O ataque mais recente foi lançado em Bajaur, em 13 de janeiro. A ação deixou até 18 civis mortos, mas pode também ter provocado a morte de vários membros de alto escalão da Al Qaeda.
A Associated Press informou que, no sábado, o presidente Pervez Musharraf disse ao subsecretário de Estado dos EUA, Nicholas Burns, que o ataque de 13 de janeiro "não deve se repetir".
Bajaur não está tão fora de controle quanto o Uaziristão Norte e Sul, mas se transformou em posto de passagem para combatentes que entram e saem da província afegã de Kunar, onde nos últimos 12 meses as forças americanas encontram resistência acirrada.
A unidade de propaganda da Al Qaeda tem produzido vídeos mostrando combatentes afegãos sendo treinados por um comandante árabe e montando emboscadas contra soldados e comboios americanos em Kunar. De acordo com o governador de Kunar, Asadullah Wafa, os afegãos sabem de dois comandantes árabes que combateram as forças soviéticas e que permaneceram em Bajaur.
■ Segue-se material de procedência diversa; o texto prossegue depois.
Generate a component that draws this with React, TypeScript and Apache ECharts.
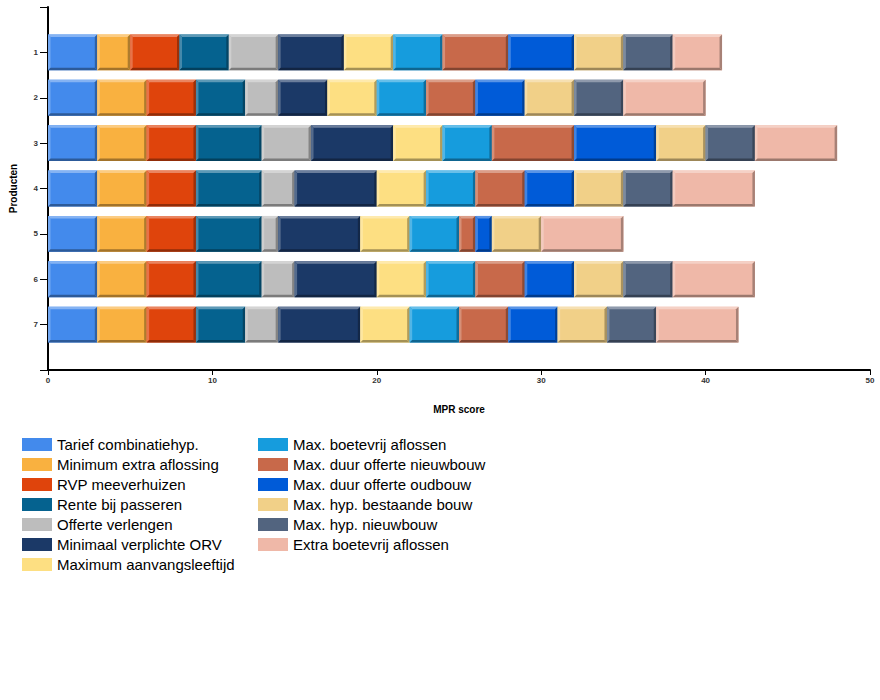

A polícia afegã de fronteira disse que tomou conhecimento de uma reunião realizada numa mesquita de Bajaur, seis meses atrás, entre membros do Taleban afegão, um grupo liderado pelo comandante mujahidin renegado Gulbuddin Hekmatyar, do Afeganistão, e os árabes, durante a qual eles teriam feito a partilha da responsabilidade pelas ações insurgentes.
Os militares paquistaneses vêm agindo com mais cautela quando emergem de suas bases no Uaziristão Norte e Sul, e a administração civil é tão carente de funcionários que o mais alto representante do governo no Uaziristão Sul nem sequer vive na região.